Yesterday morn, mga 11am, I headed to SISC for the scheduled interview; after which, they told me to call again the next day for the results... but to my surprise, later that day (at around 4pm), the phone rang... my mom was the one who had answered it since I was busy feeding my new baby bunny wabbit.. Ü A few minutes later, she came into my room and told me that Southville had called and had told her that I was highly recommended for Nursing... *shrugs*... whatever that means...

During the interview, I was actually surprised to find myself confident and at ease, talking to the dean freely, sharing everything (even my being so clueless on what course to take)... I was being so honest and wasn't even trying to sell myself... the only lie i had said was when I was asked if I could see myself as a nurse, if that was ok for me in case something happened that I wasn't able to take up medicine (for which i said, "yeah.")... I should have been that way during my interview in Mass Communications, I should have been that confident, but why wasn't I???? Could it have been because I was more eager to get in Nursing since it was my stepping stone for getting into Med??? Whatever it is, I find myself happy now and at peace since at least, somehow, I'm one step closer to being a doctor.... good luck na lang sa tagal nun... haaaay....Ü

Tuesday, April 04, 2006

If You Could See Me Now (Cecelia Ahern)

I'm an absolute fan of Cecelia Ahern's works ever since I read her first novel, PS I Love You; so when I got to see this latest novel of hers in Powerbooks, I wanted so much to get a copy of it but alas, it was too expensive. Months passed and I thought of finally checking the bookstores for it but in all stores I've checked with, they still hadn't received a copy of this novel. I was so disappointed and thought I should never have let it go in the first place. I considered myself lucky when we went to Ortigas and I found a copy of it there that I pushed myself to buy it even if it would hurt my wallet, big time! Talk about spending 700 bucks for a piece of book containing 307 pages.

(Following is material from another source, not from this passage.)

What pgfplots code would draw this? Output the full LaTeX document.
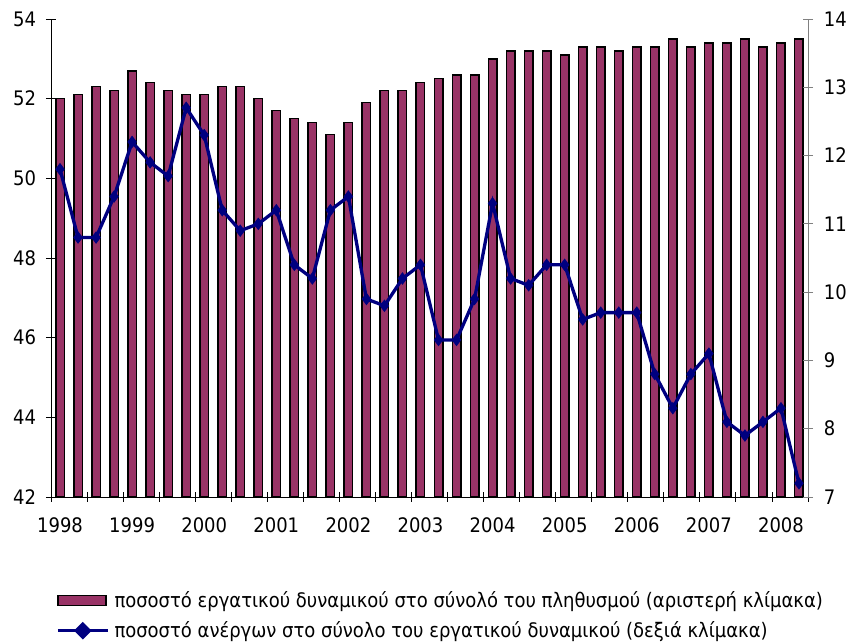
\documentclass[border=0pt]{standalone}
\usepackage{pgfplots}
\usepackage{pgfplotstable}
\pgfplotsset{compat=1.18}
\usepackage{fontspec}
\setmainfont{DejaVu Sans Condensed}
\definecolor{barc}{HTML}{993366}
\definecolor{linec}{HTML}{000080}

\pgfplotsset{
  barlegend/.style={legend image code/.code={\draw[fill=barc, draw=black, line width=1.5pt] (0pt,-5pt) rectangle (48pt,5pt);}},
  linelegend/.style={legend image code/.code={\draw[linec, line width=3.3pt] (0pt,0pt) -- (50pt,0pt);
     \fill[linec] (25pt,-6.5pt) -- (31.5pt,0pt) -- (25pt,6.5pt) -- (18.5pt,0pt) -- cycle;}},
}

\pgfplotstableread{
x lab unemp
0 52.0 11.8
1 52.1 10.8
2 52.3 10.8
3 52.2 11.4
4 52.7 12.2
5 52.4 11.9
6 52.2 11.7
7 52.1 12.7
8 52.1 12.3
9 52.3 11.2
10 52.3 10.9
11 52.0 11.0
12 51.7 11.2
13 51.5 10.4
14 51.4 10.2
15 51.1 11.2
16 51.4 11.4
17 51.9 9.9
18 52.2 9.8
19 52.2 10.2
20 52.4 10.4
21 52.5 9.3
22 52.6 9.3
23 52.6 9.9
24 53.0 11.3
25 53.2 10.2
26 53.2 10.1
27 53.2 10.4
28 53.1 10.4
29 53.3 9.6
30 53.3 9.7
31 53.2 9.7
32 53.3 9.7
33 53.3 8.8
34 53.5 8.3
35 53.3 8.8
36 53.4 9.1
37 53.4 8.1
38 53.5 7.9
39 53.3 8.1
40 53.4 8.3
41 53.5 7.2
}\datatable

\begin{document}
\fontsize{20}{24}\selectfont
\begin{tikzpicture}
\useasboundingbox (-51pt,-147pt) rectangle (798pt,497pt);
\begin{axis}[
  scale only axis, width=757pt, height=478pt,
  at={(0pt,0pt)}, anchor=south west,
  xmin=-0.5, xmax=41.5, ymin=42, ymax=54,
  ytick={42,44,...,54},
  axis y line*=left, axis x line*=bottom,
  axis line style={black, line width=0.9pt, -},
  xtick={-0.5,1.5,...,41.5}, xticklabels={},
  extra x ticks={0,4,8,12,16,20,24,28,32,36,40},
  extra x tick labels={1998,1999,2000,2001,2002,2003,2004,2005,2006,2007,2008},
  extra x tick style={major tick length=0pt},
  x tick label style={yshift=-14pt},
  y tick label style={xshift=-3pt},
  tick style={black, line width=0.9pt},
  tick align=center,
  major tick length=10pt,
  /pgf/number format/assume math mode=true,
  ticklabel style={font=\fontsize{20}{24}\selectfont},
  clip=true,
]
\addplot[ybar, bar width=8.5pt, fill=barc, draw=black, line width=1.5pt] table[x=x, y=lab] {\datatable};
\end{axis}
\begin{axis}[
  scale only axis, width=757pt, height=478pt,
  at={(0pt,0pt)}, anchor=south west,
  xmin=-0.5, xmax=41.5, ymin=7, ymax=14,
  ytick={7,8,...,14},
  axis y line*=right, axis x line=none,
  axis line style={gray, line width=0.9pt, -},
  tick style={gray, line width=0.9pt},
  tick align=center,
  major tick length=10pt,
  y tick label style={xshift=4pt},
  /pgf/number format/assume math mode=true,
  ticklabel style={font=\fontsize{20}{24}\selectfont},
  legend style={at={(0,0)}, anchor=north west, xshift=5pt, yshift=-93pt,
    draw=none, fill=none, font=\fontsize{20}{24}\selectfont,
    row sep=9pt, cells={anchor=west}, inner sep=0pt,
    nodes={inner sep=1pt}},
  legend cell align=left,
]
\addlegendimage{barlegend}
\addlegendentry{\hspace{4pt}ποσοστό εργατικού δυναμικού στο σύνολό του πληθυσμού (αριστερή κλίμακα)}
\addplot[linec, line width=3.3pt, mark=diamond*, mark size=5.5pt,
  mark options={solid, fill=linec, line width=1pt}, linelegend]
  table[x=x, y=unemp] {\datatable};
\addlegendentry{\hspace{4pt}ποσοστό ανέργων στο σύνολο του εργατικού δυναμικού (δεξιά κλίμακα)}
\end{axis}
\end{tikzpicture}
\end{document}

Guys, do me a favor and never erase this quote from your mind: "Don't judge a book by its cover."
I mean it! This book's cover looked so good, so catchy... even the summary written could catch your attention. But, as I began reading through the pages, I started getting disappointed in the author's style. As the story progressed, the plot did get better but it was so simple, nothing extraordinary, there was no ooomph. Even more, it wasn't as romantic as it seemed to be. Actually, to think about it, it wasn't romantic at all, it was basically about friendship. Sure, there was some romance in it but not really something to make you swoon. That may be because it's about imaginary friends! HOW CHILD-ISH! How lame can that be?! That was the biggest downpull of this novel.

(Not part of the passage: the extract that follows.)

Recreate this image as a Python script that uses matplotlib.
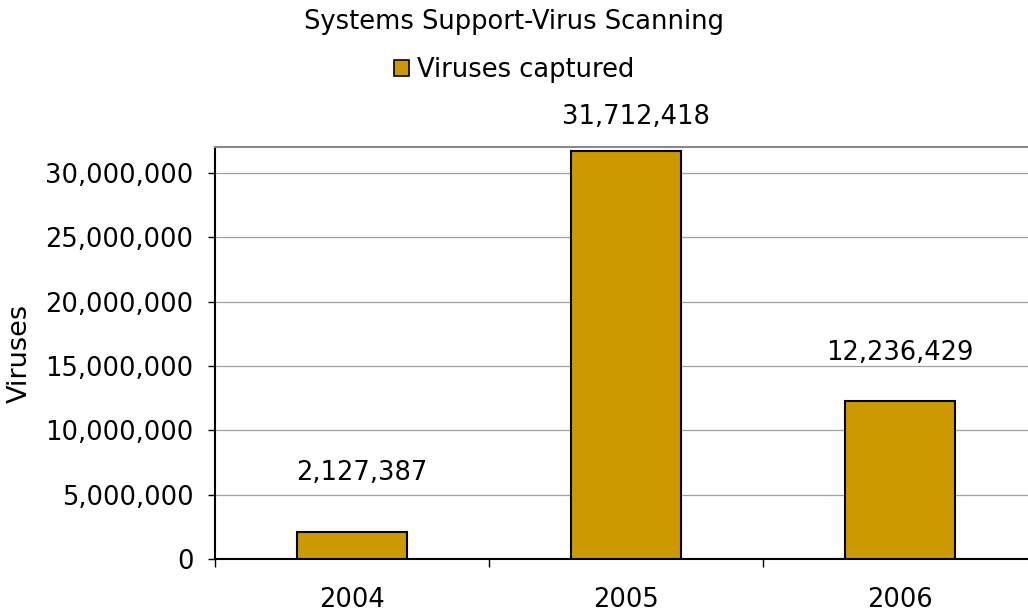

I don't intend to destroy the reputation of the author cos i still do admire her, i still do agree that she's good in writing romance novels. She doesn't write them in the traditional boy-meets-girl approach, those stuff are just so predictable these days. For the romantics out there, I highly recommend PS I Love You. Her second novel, Rosie Dunne, is also good and it revolves around two friends who always seem to be brought together by fate. But if you're the type who HATES being mushy, and too much romance, then If You Could See Me Now would probably be a safe bet for you.